Monitoring training load is a fundamental process to maximize the physical capacity of athletes and to manage their fatigue throughout the season. An athlete’s training load can be quantified by external (e.g., global position system and video analysis) and internal parameters (e.g., rate of perceived exertion, heart rate, and lactate). The external training load represents the dose performed, while the internal training load reflects the psycho-physiological response of the athlete.

The game-based nature of team sports can generate inter-individual variation in external training load, resulting in different internal training loads. In soccer the number of matches played during the season together with the inter-individual variation related to physical levels, role positions, and technical and tactical requirements can lead to a training imbalance, leaving some athletes at risk of overtraining and others failing to reach an adequate training stimulus that could potentially enhance the risk of injuries. Therefore, the implementation of monitoring models able to understand which specific training doses should be applied to individual athletes, and which markers of external load influence the athletes’ internal load should be studied.

Recently, the relationship between internal- and external-load parameters has been investigated to demonstrate that both the Rate of Perceived Exertion (RPE; it is a numerical scale that ranges from 0 to 10, where 0 means "no exertion at all" and 10 means "maximal exertion") and the training load (S-RPE; it is the product between training duration and RPE) are significantly related to several indicators of external physical load (i.e., high-speed running distance (>14.4 km/h), number of impacts, and number of accelerations (>3 ms2). In particular, RPE is related to the stress that the players support in the previous week (Figure 1), whereas the S-RPE is only affected by the workload performed in the current training session (Figure 2). In addition, the exertion perceived by players is affected by the distance in days to the matches. In particular, players underestimate and overestimate the RPE and S-RPE in the days long before the match and in the days close to the matches, respectively. Hence, the RPE and S-RPE seem to be affected by the psychological tension caused by the official game that has to be taken into consideration by athletic trainers and coaches during the evaluation of the players’ internal load during the training sessions.

Therefore, athletic trainers and coaches could obtain more information about the internal load of their players by assessing both RPE and S-RPE. In this way, they could have a complete overview of the training characteristics that affect internal load to schedule the best training periodization for their athletes. The combination of these findings with an algorithm that automatically generates sport training programs based on internal loads could permit to schedule more interpretable training plans based on the assessment of the influence of different parameters on RPE and S-RPE.

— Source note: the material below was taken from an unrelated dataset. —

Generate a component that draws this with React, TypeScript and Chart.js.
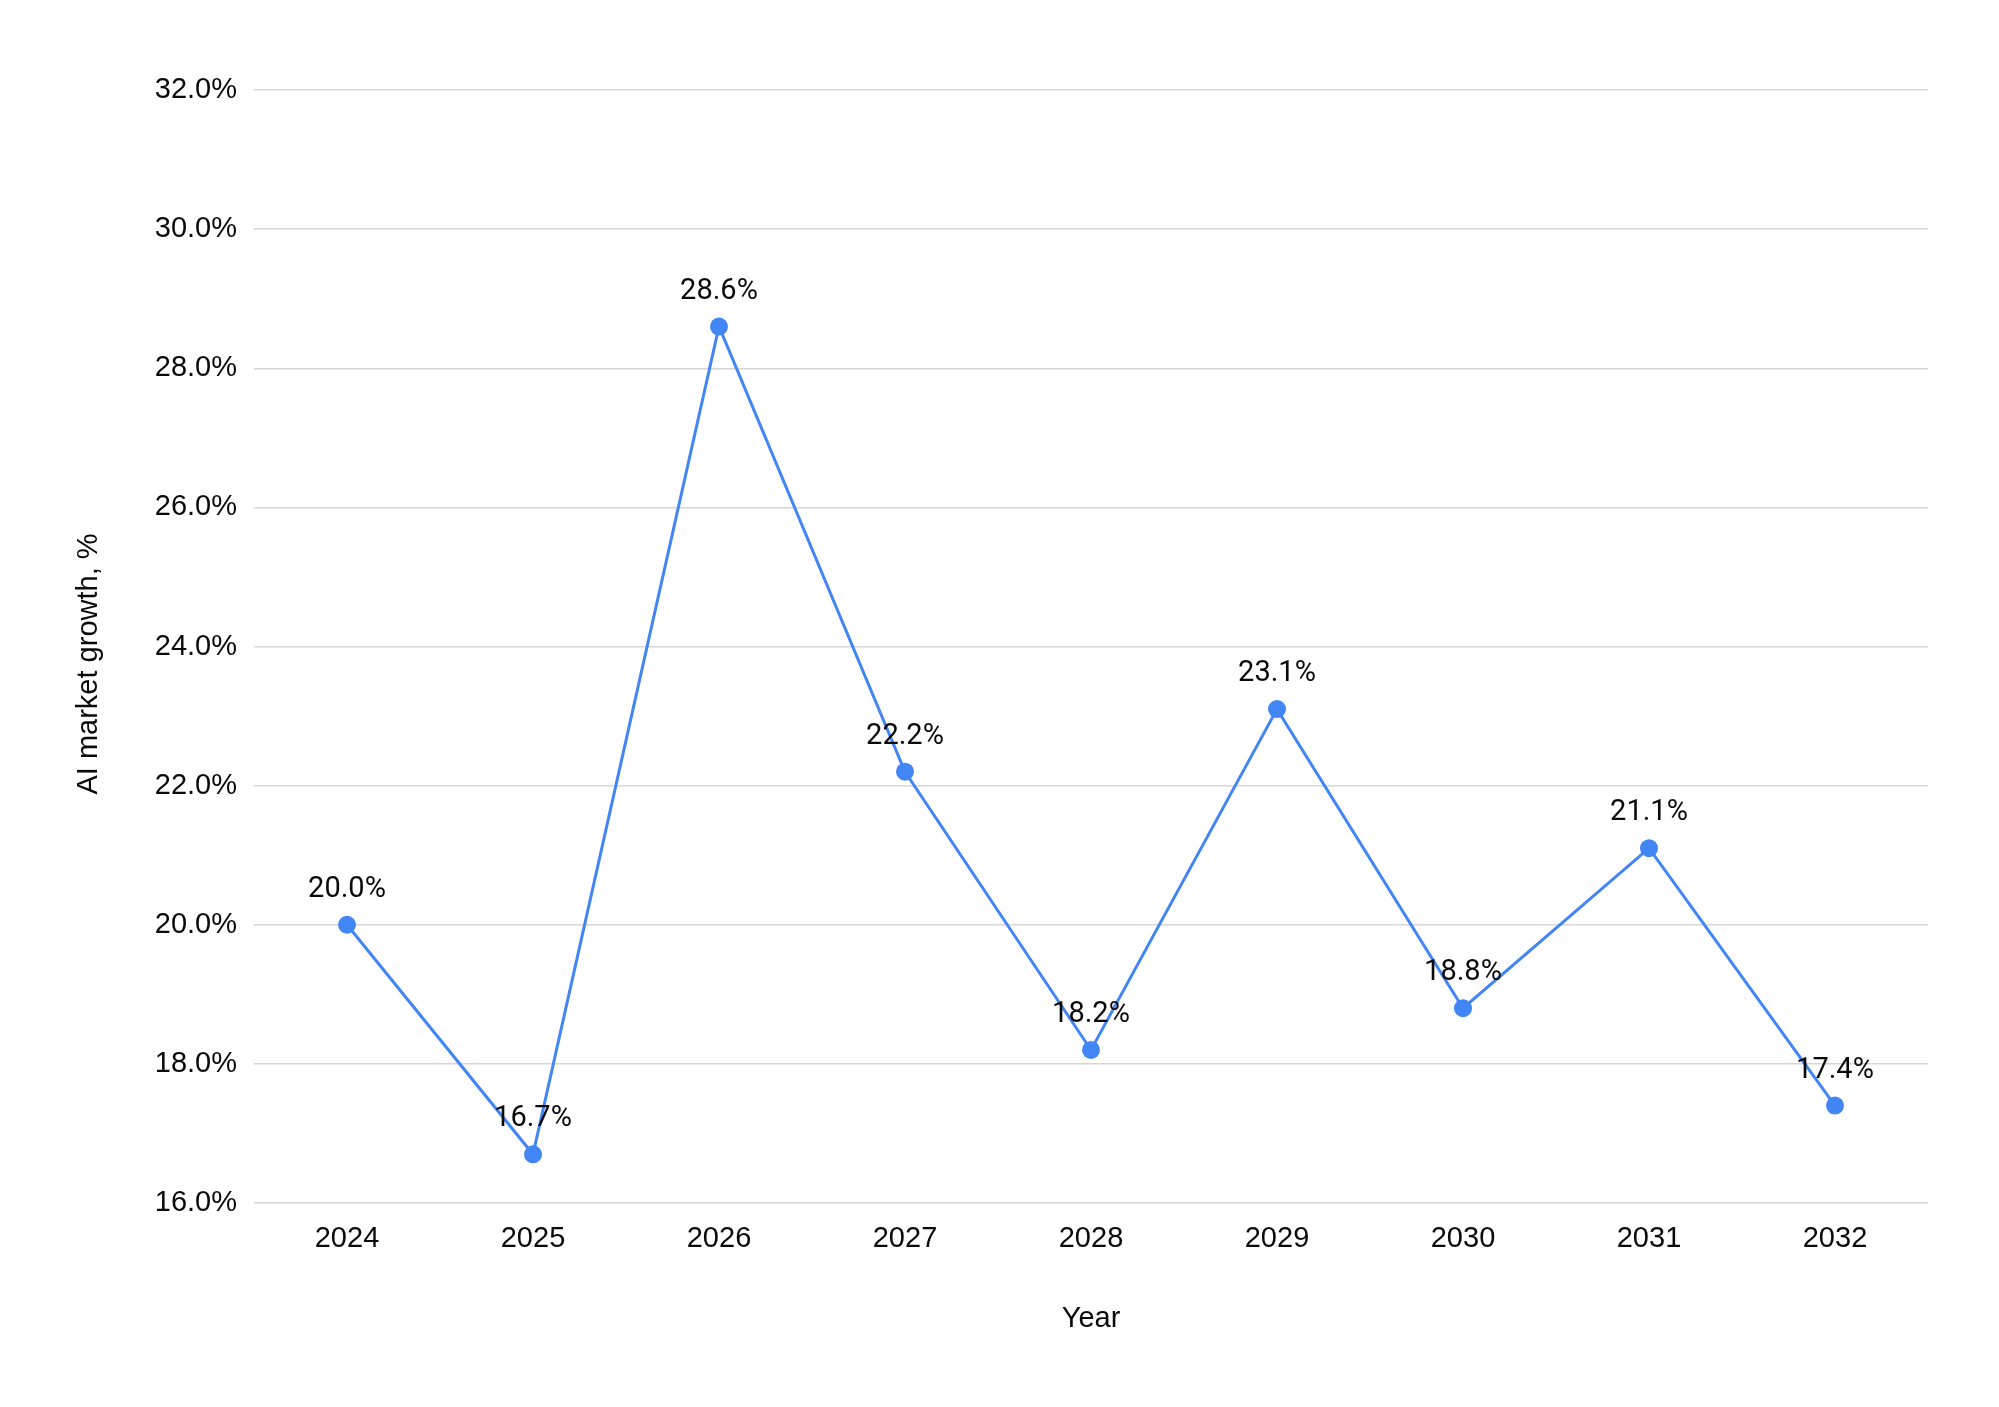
import React, { useEffect, useRef } from "react";
import { Chart, registerables } from "chart.js";

Chart.register(...registerables);

const years = ["2024", "2025", "2026", "2027", "2028", "2029", "2030", "2031", "2032"];
const growth = [20.0, 16.7, 28.6, 22.2, 18.2, 23.1, 18.8, 21.1, 17.4];
const yTitle = "AI market growth, %";
const xTitle = "Year";

const LABEL_FONT = "Roboto, 'Noto Sans', sans-serif";
const AXIS_FONT = "'Liberation Sans', Arial, sans-serif";
const TEXT_COLOR = "#0a0a0a";

const labelPlugin = {
  id: "customLabels",
  afterDatasetsDraw(chart: any) {
    const ctx = chart.ctx;
    const meta = chart.getDatasetMeta(0);
    ctx.save();
    ctx.font = `29px ${LABEL_FONT}`;
    ctx.fillStyle = TEXT_COLOR;
    ctx.textAlign = "center";
    ctx.textBaseline = "alphabetic";
    meta.data.forEach((pt: any, i: number) => {
      ctx.fillText(growth[i].toFixed(1) + "%", pt.x, pt.y - 28);
    });
    ctx.restore();
  },
  afterDraw(chart: any) {
    const ctx = chart.ctx;
    const area = chart.chartArea;
    ctx.save();
    ctx.font = `29px ${AXIS_FONT}`;
    ctx.fillStyle = TEXT_COLOR;
    ctx.textAlign = "center";
    ctx.textBaseline = "middle";
    ctx.fillText(xTitle, (area.left + area.right) / 2, 1319);
    ctx.translate(89, 664);
    ctx.rotate(-Math.PI / 2);
    ctx.fillText(yTitle, 0, 0);
    ctx.restore();
  },
};

export default function App() {
  const ref = useRef<HTMLCanvasElement>(null);
  useEffect(() => {
    if (!ref.current) return;
    const chart = new Chart(ref.current, {
      type: "line",
      data: {
        labels: years,
        datasets: [
          {
            data: growth,
            borderColor: "#4285F4",
            backgroundColor: "#4285F4",
            borderWidth: 3,
            pointRadius: 9,
            pointHoverRadius: 9,
            pointBorderWidth: 0,
            tension: 0,
          },
        ],
      },
      options: {
        animation: false,
        responsive: false,
        maintainAspectRatio: false,
        layout: { padding: { left: 0, right: 71, top: 90, bottom: 0 } },
        plugins: {
          legend: { display: false },
          tooltip: { enabled: false },
        },
        scales: {
          x: {
            offset: true,
            grid: { display: false, drawTicks: false },
            border: { display: false },
            ticks: {
              padding: 19,
              color: TEXT_COLOR,
              font: { family: AXIS_FONT, size: 29 },
              maxRotation: 0,
            },
            afterFit: (s: any) => {
              s.height = 204;
            },
          },
          y: {
            min: 16,
            max: 32,
            grid: { color: "#d6d6d6", lineWidth: 1.5, drawTicks: false },
            border: { display: false },
            ticks: {
              stepSize: 2,
              padding: 17,
              color: TEXT_COLOR,
              font: { family: AXIS_FONT, size: 29 },
              callback: (v: any) => Number(v).toFixed(1) + "%",
            },
            afterFit: (s: any) => {
              s.width = 254;
            },
          },
        },
      },
      plugins: [labelPlugin],
    });
    return () => chart.destroy();
  }, []);
  return (
    <div style={{ position: "fixed", left: 0, top: 0, width: 1999, height: 1407, background: "#fff" }}>
      <canvas ref={ref} width={1999} height={1407} style={{ width: 1999, height: 1407, display: "block" }} />
    </div>
  );
}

Figure 1. The figure shows the feature selected and the importance of these features in the classifiers. The red bars reflect the Daily features; the green bars reflect the Acute features; the blue bars reflect the Acute: Chronic Workload Ratio (ACWR) features. The sign of the coefficient reflects the influence of the features on the RPE. For example, the lower is the Time in Power zone 0–5 w/kg (secs), the higher is the effort perceived by players during the current training or match.

Figure 2. The figure shows the feature selected and the importance of the features in the classifiers. The red bars reflect the Daily features; the green bars reflect the Acute features; the blue bars reflect the ACWR features. The sign of the coefficient reflects the influence of the features on the RPE. For example, the lower is the Time in Deceleration zone 0-1 m/s/s (km), the higher is the effort perceived by players during the current training or match.